[Work to do]:
Keep the wording of each record exactly the same when you repeat it, and leave out pictures.

>> Start Listing

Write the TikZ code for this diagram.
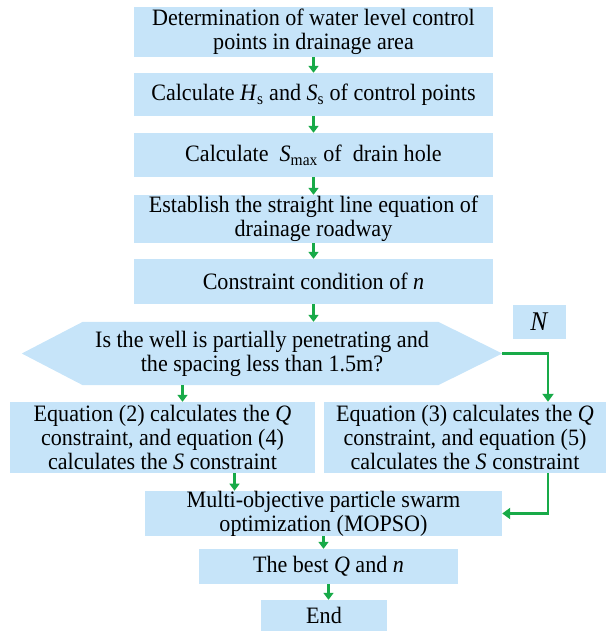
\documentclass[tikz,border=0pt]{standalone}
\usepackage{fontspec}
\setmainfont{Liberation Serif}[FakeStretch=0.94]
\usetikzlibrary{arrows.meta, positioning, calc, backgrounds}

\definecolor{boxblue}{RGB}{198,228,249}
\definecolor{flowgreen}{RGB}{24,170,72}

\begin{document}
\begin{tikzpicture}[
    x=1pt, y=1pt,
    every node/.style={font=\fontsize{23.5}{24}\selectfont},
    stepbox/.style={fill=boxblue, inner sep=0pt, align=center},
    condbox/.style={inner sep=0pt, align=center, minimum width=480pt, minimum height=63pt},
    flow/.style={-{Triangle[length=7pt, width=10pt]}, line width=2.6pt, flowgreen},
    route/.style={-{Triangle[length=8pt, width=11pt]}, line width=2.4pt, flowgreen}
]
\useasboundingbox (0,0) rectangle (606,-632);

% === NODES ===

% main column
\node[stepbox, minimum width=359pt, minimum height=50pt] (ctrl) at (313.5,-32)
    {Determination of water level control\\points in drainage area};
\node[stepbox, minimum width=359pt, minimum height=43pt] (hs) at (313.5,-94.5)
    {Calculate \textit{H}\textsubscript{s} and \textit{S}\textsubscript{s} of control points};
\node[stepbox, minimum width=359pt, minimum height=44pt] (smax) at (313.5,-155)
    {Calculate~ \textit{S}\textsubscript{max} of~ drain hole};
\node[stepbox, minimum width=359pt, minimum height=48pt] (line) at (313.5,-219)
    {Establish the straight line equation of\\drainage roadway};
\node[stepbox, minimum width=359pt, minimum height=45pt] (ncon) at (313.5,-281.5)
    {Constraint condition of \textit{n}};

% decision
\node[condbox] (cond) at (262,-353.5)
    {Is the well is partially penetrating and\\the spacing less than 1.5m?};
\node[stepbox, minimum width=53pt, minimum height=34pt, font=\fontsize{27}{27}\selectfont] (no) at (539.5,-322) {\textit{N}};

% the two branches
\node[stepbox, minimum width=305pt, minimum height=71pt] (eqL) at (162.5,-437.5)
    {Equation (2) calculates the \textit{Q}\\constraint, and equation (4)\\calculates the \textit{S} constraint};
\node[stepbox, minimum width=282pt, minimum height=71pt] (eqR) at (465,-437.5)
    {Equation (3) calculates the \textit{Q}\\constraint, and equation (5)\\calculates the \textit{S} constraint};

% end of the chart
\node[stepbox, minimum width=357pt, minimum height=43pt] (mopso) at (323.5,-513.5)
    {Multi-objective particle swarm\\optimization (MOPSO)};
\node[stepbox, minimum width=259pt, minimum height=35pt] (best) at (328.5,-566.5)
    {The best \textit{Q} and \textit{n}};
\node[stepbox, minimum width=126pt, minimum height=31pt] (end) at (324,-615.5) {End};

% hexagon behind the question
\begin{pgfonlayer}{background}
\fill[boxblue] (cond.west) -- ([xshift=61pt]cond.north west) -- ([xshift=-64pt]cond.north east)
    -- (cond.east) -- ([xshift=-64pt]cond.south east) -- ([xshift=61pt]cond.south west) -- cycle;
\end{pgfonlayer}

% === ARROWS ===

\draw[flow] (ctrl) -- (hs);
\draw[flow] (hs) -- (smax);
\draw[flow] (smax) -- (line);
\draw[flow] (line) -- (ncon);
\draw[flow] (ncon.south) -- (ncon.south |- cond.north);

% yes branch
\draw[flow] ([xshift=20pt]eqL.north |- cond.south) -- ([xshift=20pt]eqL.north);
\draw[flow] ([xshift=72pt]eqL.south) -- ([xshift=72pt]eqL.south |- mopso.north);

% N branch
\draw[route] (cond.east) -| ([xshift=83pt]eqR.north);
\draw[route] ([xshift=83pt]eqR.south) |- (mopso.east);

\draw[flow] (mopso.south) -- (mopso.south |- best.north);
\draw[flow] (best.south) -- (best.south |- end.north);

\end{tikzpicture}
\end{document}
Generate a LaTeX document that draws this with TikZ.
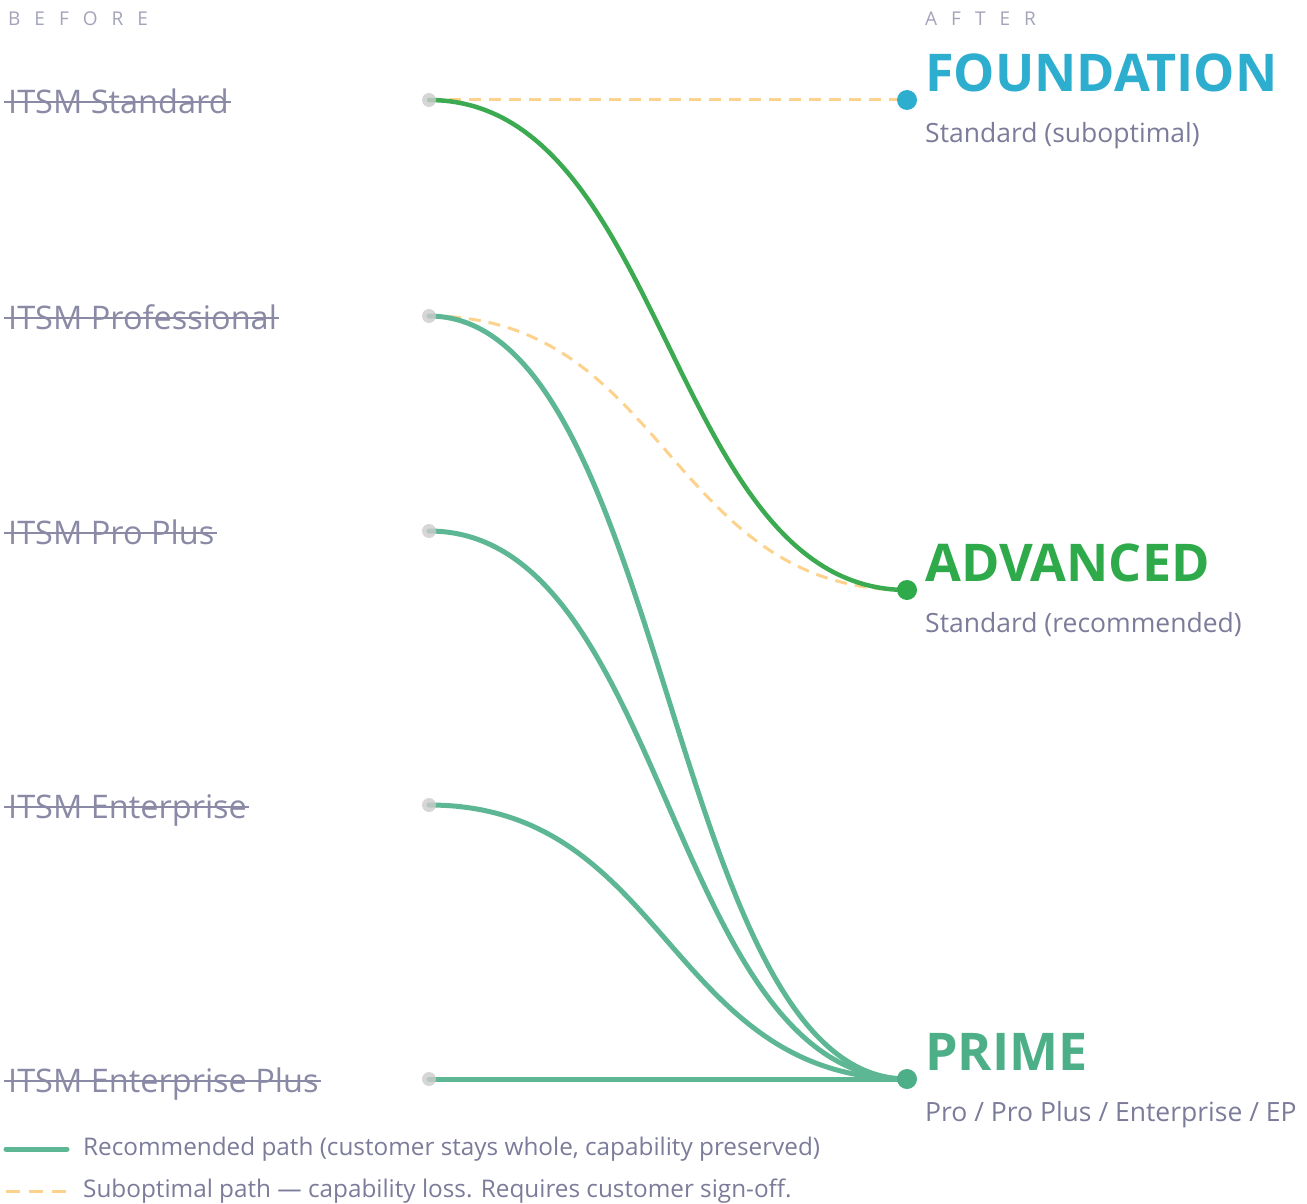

>> End Listing

[Solution below]:
Write the TikZ code for this diagram.
\documentclass[tikz,border=0pt]{standalone}
\usepackage{fontspec}
\setmainfont{Liberation Serif}[FakeStretch=0.94]
\usetikzlibrary{arrows.meta, positioning, calc, backgrounds}

\definecolor{boxblue}{RGB}{198,228,249}
\definecolor{flowgreen}{RGB}{24,170,72}

\begin{document}
\begin{tikzpicture}[
    x=1pt, y=1pt,
    every node/.style={font=\fontsize{23.5}{24}\selectfont},
    stepbox/.style={fill=boxblue, inner sep=0pt, align=center},
    condbox/.style={inner sep=0pt, align=center, minimum width=480pt, minimum height=63pt},
    flow/.style={-{Triangle[length=7pt, width=10pt]}, line width=2.6pt, flowgreen},
    route/.style={-{Triangle[length=8pt, width=11pt]}, line width=2.4pt, flowgreen}
]
\useasboundingbox (0,0) rectangle (606,-632);

% === NODES ===

% main column
\node[stepbox, minimum width=359pt, minimum height=50pt] (ctrl) at (313.5,-32)
    {Determination of water level control\\points in drainage area};
\node[stepbox, minimum width=359pt, minimum height=43pt] (hs) at (313.5,-94.5)
    {Calculate \textit{H}\textsubscript{s} and \textit{S}\textsubscript{s} of control points};
\node[stepbox, minimum width=359pt, minimum height=44pt] (smax) at (313.5,-155)
    {Calculate~ \textit{S}\textsubscript{max} of~ drain hole};
\node[stepbox, minimum width=359pt, minimum height=48pt] (line) at (313.5,-219)
    {Establish the straight line equation of\\drainage roadway};
\node[stepbox, minimum width=359pt, minimum height=45pt] (ncon) at (313.5,-281.5)
    {Constraint condition of \textit{n}};

% decision
\node[condbox] (cond) at (262,-353.5)
    {Is the well is partially penetrating and\\the spacing less than 1.5m?};
\node[stepbox, minimum width=53pt, minimum height=34pt, font=\fontsize{27}{27}\selectfont] (no) at (539.5,-322) {\textit{N}};

% the two branches
\node[stepbox, minimum width=305pt, minimum height=71pt] (eqL) at (162.5,-437.5)
    {Equation (2) calculates the \textit{Q}\\constraint, and equation (4)\\calculates the \textit{S} constraint};
\node[stepbox, minimum width=282pt, minimum height=71pt] (eqR) at (465,-437.5)
    {Equation (3) calculates the \textit{Q}\\constraint, and equation (5)\\calculates the \textit{S} constraint};

% end of the chart
\node[stepbox, minimum width=357pt, minimum height=43pt] (mopso) at (323.5,-513.5)
    {Multi-objective particle swarm\\optimization (MOPSO)};
\node[stepbox, minimum width=259pt, minimum height=35pt] (best) at (328.5,-566.5)
    {The best \textit{Q} and \textit{n}};
\node[stepbox, minimum width=126pt, minimum height=31pt] (end) at (324,-615.5) {End};

% hexagon behind the question
\begin{pgfonlayer}{background}
\fill[boxblue] (cond.west) -- ([xshift=61pt]cond.north west) -- ([xshift=-64pt]cond.north east)
    -- (cond.east) -- ([xshift=-64pt]cond.south east) -- ([xshift=61pt]cond.south west) -- cycle;
\end{pgfonlayer}

% === ARROWS ===

\draw[flow] (ctrl) -- (hs);
\draw[flow] (hs) -- (smax);
\draw[flow] (smax) -- (line);
\draw[flow] (line) -- (ncon);
\draw[flow] (ncon.south) -- (ncon.south |- cond.north);

% yes branch
\draw[flow] ([xshift=20pt]eqL.north |- cond.south) -- ([xshift=20pt]eqL.north);
\draw[flow] ([xshift=72pt]eqL.south) -- ([xshift=72pt]eqL.south |- mopso.north);

% N branch
\draw[route] (cond.east) -| ([xshift=83pt]eqR.north);
\draw[route] ([xshift=83pt]eqR.south) |- (mopso.east);

\draw[flow] (mopso.south) -- (mopso.south |- best.north);
\draw[flow] (best.south) -- (best.south |- end.north);

\end{tikzpicture}
\end{document}
Generate a LaTeX document that draws this with TikZ.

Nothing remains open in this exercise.